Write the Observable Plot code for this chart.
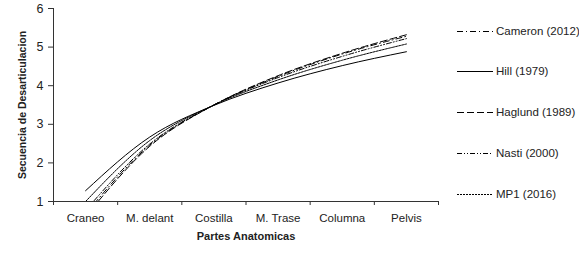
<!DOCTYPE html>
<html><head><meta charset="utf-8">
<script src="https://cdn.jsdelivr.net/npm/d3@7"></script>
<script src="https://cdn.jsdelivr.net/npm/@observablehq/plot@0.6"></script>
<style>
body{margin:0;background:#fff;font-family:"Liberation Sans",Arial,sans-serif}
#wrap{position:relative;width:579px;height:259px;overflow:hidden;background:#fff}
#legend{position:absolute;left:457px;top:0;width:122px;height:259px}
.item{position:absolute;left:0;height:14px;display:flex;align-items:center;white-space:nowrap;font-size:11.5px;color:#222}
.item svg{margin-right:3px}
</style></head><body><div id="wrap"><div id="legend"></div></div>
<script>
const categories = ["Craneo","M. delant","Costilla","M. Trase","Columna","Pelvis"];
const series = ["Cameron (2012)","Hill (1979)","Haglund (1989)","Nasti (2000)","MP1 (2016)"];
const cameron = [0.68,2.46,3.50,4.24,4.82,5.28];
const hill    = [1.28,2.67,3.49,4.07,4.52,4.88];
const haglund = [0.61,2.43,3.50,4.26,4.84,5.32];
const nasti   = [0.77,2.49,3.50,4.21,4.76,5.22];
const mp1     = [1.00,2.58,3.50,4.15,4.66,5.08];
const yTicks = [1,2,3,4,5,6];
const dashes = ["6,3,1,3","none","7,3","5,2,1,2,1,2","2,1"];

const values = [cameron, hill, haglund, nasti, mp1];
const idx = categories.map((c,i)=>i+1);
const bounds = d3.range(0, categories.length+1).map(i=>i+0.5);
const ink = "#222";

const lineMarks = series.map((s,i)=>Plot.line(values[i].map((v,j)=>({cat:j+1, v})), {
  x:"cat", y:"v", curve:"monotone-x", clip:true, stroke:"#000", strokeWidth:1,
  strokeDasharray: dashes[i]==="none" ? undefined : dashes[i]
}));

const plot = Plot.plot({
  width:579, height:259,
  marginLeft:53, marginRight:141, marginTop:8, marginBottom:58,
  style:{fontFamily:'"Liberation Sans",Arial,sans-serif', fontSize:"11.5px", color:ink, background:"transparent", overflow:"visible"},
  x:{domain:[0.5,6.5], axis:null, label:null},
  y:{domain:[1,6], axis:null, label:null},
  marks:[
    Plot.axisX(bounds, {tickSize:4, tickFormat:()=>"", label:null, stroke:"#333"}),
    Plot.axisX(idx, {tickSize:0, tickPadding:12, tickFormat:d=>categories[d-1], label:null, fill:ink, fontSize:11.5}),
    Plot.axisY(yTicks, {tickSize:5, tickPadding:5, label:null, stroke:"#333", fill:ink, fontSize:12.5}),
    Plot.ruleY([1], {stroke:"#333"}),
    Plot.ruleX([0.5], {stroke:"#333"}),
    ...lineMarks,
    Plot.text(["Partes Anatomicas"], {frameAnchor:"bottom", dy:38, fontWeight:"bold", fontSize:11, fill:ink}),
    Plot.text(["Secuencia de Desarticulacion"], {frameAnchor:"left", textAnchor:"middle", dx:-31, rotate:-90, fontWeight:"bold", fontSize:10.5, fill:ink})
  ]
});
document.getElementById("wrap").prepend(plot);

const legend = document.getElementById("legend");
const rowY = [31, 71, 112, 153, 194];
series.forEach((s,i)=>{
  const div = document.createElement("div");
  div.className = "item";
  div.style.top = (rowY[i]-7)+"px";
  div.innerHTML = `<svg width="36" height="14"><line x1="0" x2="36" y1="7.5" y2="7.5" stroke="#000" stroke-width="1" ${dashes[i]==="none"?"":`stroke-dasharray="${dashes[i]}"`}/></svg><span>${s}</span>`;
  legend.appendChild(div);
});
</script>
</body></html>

- [Aim of the exercise]
Repeat the material above in full and unchanged, minus its images.

- [Written solution]
Write the Observable Plot code for this chart.
<!DOCTYPE html>
<html><head><meta charset="utf-8">
<script src="https://cdn.jsdelivr.net/npm/d3@7"></script>
<script src="https://cdn.jsdelivr.net/npm/@observablehq/plot@0.6"></script>
<style>
body{margin:0;background:#fff;font-family:"Liberation Sans",Arial,sans-serif}
#wrap{position:relative;width:579px;height:259px;overflow:hidden;background:#fff}
#legend{position:absolute;left:457px;top:0;width:122px;height:259px}
.item{position:absolute;left:0;height:14px;display:flex;align-items:center;white-space:nowrap;font-size:11.5px;color:#222}
.item svg{margin-right:3px}
</style></head><body><div id="wrap"><div id="legend"></div></div>
<script>
const categories = ["Craneo","M. delant","Costilla","M. Trase","Columna","Pelvis"];
const series = ["Cameron (2012)","Hill (1979)","Haglund (1989)","Nasti (2000)","MP1 (2016)"];
const cameron = [0.68,2.46,3.50,4.24,4.82,5.28];
const hill    = [1.28,2.67,3.49,4.07,4.52,4.88];
const haglund = [0.61,2.43,3.50,4.26,4.84,5.32];
const nasti   = [0.77,2.49,3.50,4.21,4.76,5.22];
const mp1     = [1.00,2.58,3.50,4.15,4.66,5.08];
const yTicks = [1,2,3,4,5,6];
const dashes = ["6,3,1,3","none","7,3","5,2,1,2,1,2","2,1"];

const values = [cameron, hill, haglund, nasti, mp1];
const idx = categories.map((c,i)=>i+1);
const bounds = d3.range(0, categories.length+1).map(i=>i+0.5);
const ink = "#222";

const lineMarks = series.map((s,i)=>Plot.line(values[i].map((v,j)=>({cat:j+1, v})), {
  x:"cat", y:"v", curve:"monotone-x", clip:true, stroke:"#000", strokeWidth:1,
  strokeDasharray: dashes[i]==="none" ? undefined : dashes[i]
}));

const plot = Plot.plot({
  width:579, height:259,
  marginLeft:53, marginRight:141, marginTop:8, marginBottom:58,
  style:{fontFamily:'"Liberation Sans",Arial,sans-serif', fontSize:"11.5px", color:ink, background:"transparent", overflow:"visible"},
  x:{domain:[0.5,6.5], axis:null, label:null},
  y:{domain:[1,6], axis:null, label:null},
  marks:[
    Plot.axisX(bounds, {tickSize:4, tickFormat:()=>"", label:null, stroke:"#333"}),
    Plot.axisX(idx, {tickSize:0, tickPadding:12, tickFormat:d=>categories[d-1], label:null, fill:ink, fontSize:11.5}),
    Plot.axisY(yTicks, {tickSize:5, tickPadding:5, label:null, stroke:"#333", fill:ink, fontSize:12.5}),
    Plot.ruleY([1], {stroke:"#333"}),
    Plot.ruleX([0.5], {stroke:"#333"}),
    ...lineMarks,
    Plot.text(["Partes Anatomicas"], {frameAnchor:"bottom", dy:38, fontWeight:"bold", fontSize:11, fill:ink}),
    Plot.text(["Secuencia de Desarticulacion"], {frameAnchor:"left", textAnchor:"middle", dx:-31, rotate:-90, fontWeight:"bold", fontSize:10.5, fill:ink})
  ]
});
document.getElementById("wrap").prepend(plot);

const legend = document.getElementById("legend");
const rowY = [31, 71, 112, 153, 194];
series.forEach((s,i)=>{
  const div = document.createElement("div");
  div.className = "item";
  div.style.top = (rowY[i]-7)+"px";
  div.innerHTML = `<svg width="36" height="14"><line x1="0" x2="36" y1="7.5" y2="7.5" stroke="#000" stroke-width="1" ${dashes[i]==="none"?"":`stroke-dasharray="${dashes[i]}"`}/></svg><span>${s}</span>`;
  legend.appendChild(div);
});
</script>
</body></html>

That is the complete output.